- **Task goal**
Repeat the material below exactly, with no pictures.

- **Data shown**
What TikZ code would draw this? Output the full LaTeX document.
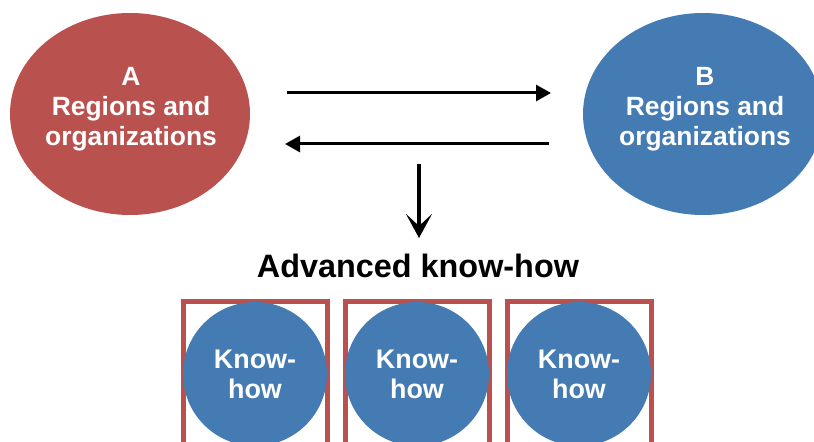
\documentclass[tikz,border=0pt]{standalone}
\usepackage{fontspec}
\setmainfont{Liberation Sans}
\usetikzlibrary{arrows.meta}
\definecolor{myred}{RGB}{185,82,79}
\definecolor{myblue}{RGB}{68,123,179}
\begin{document}
\begin{tikzpicture}[x=1bp,y=-1bp,
  regtext/.style={text=white, font=\bfseries\fontsize{26.5}{30}\selectfont, align=center},
  khcircle/.style={circle, fill=myblue, inner sep=0pt, minimum size=144bp, text=white,
                   font=\bfseries\fontsize{27}{30}\selectfont, align=center},
  khbox/.style={draw=myred, line width=5bp},
  flow/.style={line width=3bp, -{Triangle[length=15bp,width=16bp]}},
  down/.style={line width=4bp, -{Stealth[length=24bp,width=26bp,inset=12bp]}},
  title/.style={font=\bfseries\fontsize{32.5}{36}\selectfont}
]
\useasboundingbox (0,0) rectangle (814,442);
\clip (0,0) rectangle (814,442);
\fill[myred] (130,114) ellipse [x radius=120, y radius=101];
\node[regtext] (A) at (131,109) {A\\Regions and\\organizations};
\fill[myblue] (703,114) ellipse [x radius=120, y radius=101];
\node[regtext] (B) at (705,109) {B\\Regions and\\organizations};

\coordinate (t1) at (287,93);
\coordinate (t2) at (551,93);
\coordinate (b1) at (549,144);
\coordinate (b2) at (285,144);
\draw[flow] (t1) -- (t2);
\draw[flow] (b1) -- (b2);

\node[title] (adv) at (418,266) {Advanced know-how};
\coordinate (d1) at (419,164);
\draw[down] (d1) -- (419,238) coordinate (d2);

\foreach \i/\cx in {1/255,2/417,3/579}{
  \draw[khbox] (\cx-72,302) rectangle (\cx+72,470);
  \node[khcircle] (kh\i) at (\cx,374) {Know-\\how};
}
\end{tikzpicture}
\end{document}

- **Worked answer**
What TikZ code would draw this? Output the full LaTeX document.
\documentclass[tikz,border=0pt]{standalone}
\usepackage{fontspec}
\setmainfont{Liberation Sans}
\usetikzlibrary{arrows.meta}
\definecolor{myred}{RGB}{185,82,79}
\definecolor{myblue}{RGB}{68,123,179}
\begin{document}
\begin{tikzpicture}[x=1bp,y=-1bp,
  regtext/.style={text=white, font=\bfseries\fontsize{26.5}{30}\selectfont, align=center},
  khcircle/.style={circle, fill=myblue, inner sep=0pt, minimum size=144bp, text=white,
                   font=\bfseries\fontsize{27}{30}\selectfont, align=center},
  khbox/.style={draw=myred, line width=5bp},
  flow/.style={line width=3bp, -{Triangle[length=15bp,width=16bp]}},
  down/.style={line width=4bp, -{Stealth[length=24bp,width=26bp,inset=12bp]}},
  title/.style={font=\bfseries\fontsize{32.5}{36}\selectfont}
]
\useasboundingbox (0,0) rectangle (814,442);
\clip (0,0) rectangle (814,442);
\fill[myred] (130,114) ellipse [x radius=120, y radius=101];
\node[regtext] (A) at (131,109) {A\\Regions and\\organizations};
\fill[myblue] (703,114) ellipse [x radius=120, y radius=101];
\node[regtext] (B) at (705,109) {B\\Regions and\\organizations};

\coordinate (t1) at (287,93);
\coordinate (t2) at (551,93);
\coordinate (b1) at (549,144);
\coordinate (b2) at (285,144);
\draw[flow] (t1) -- (t2);
\draw[flow] (b1) -- (b2);

\node[title] (adv) at (418,266) {Advanced know-how};
\coordinate (d1) at (419,164);
\draw[down] (d1) -- (419,238) coordinate (d2);

\foreach \i/\cx in {1/255,2/417,3/579}{
  \draw[khbox] (\cx-72,302) rectangle (\cx+72,470);
  \node[khcircle] (kh\i) at (\cx,374) {Know-\\how};
}
\end{tikzpicture}
\end{document}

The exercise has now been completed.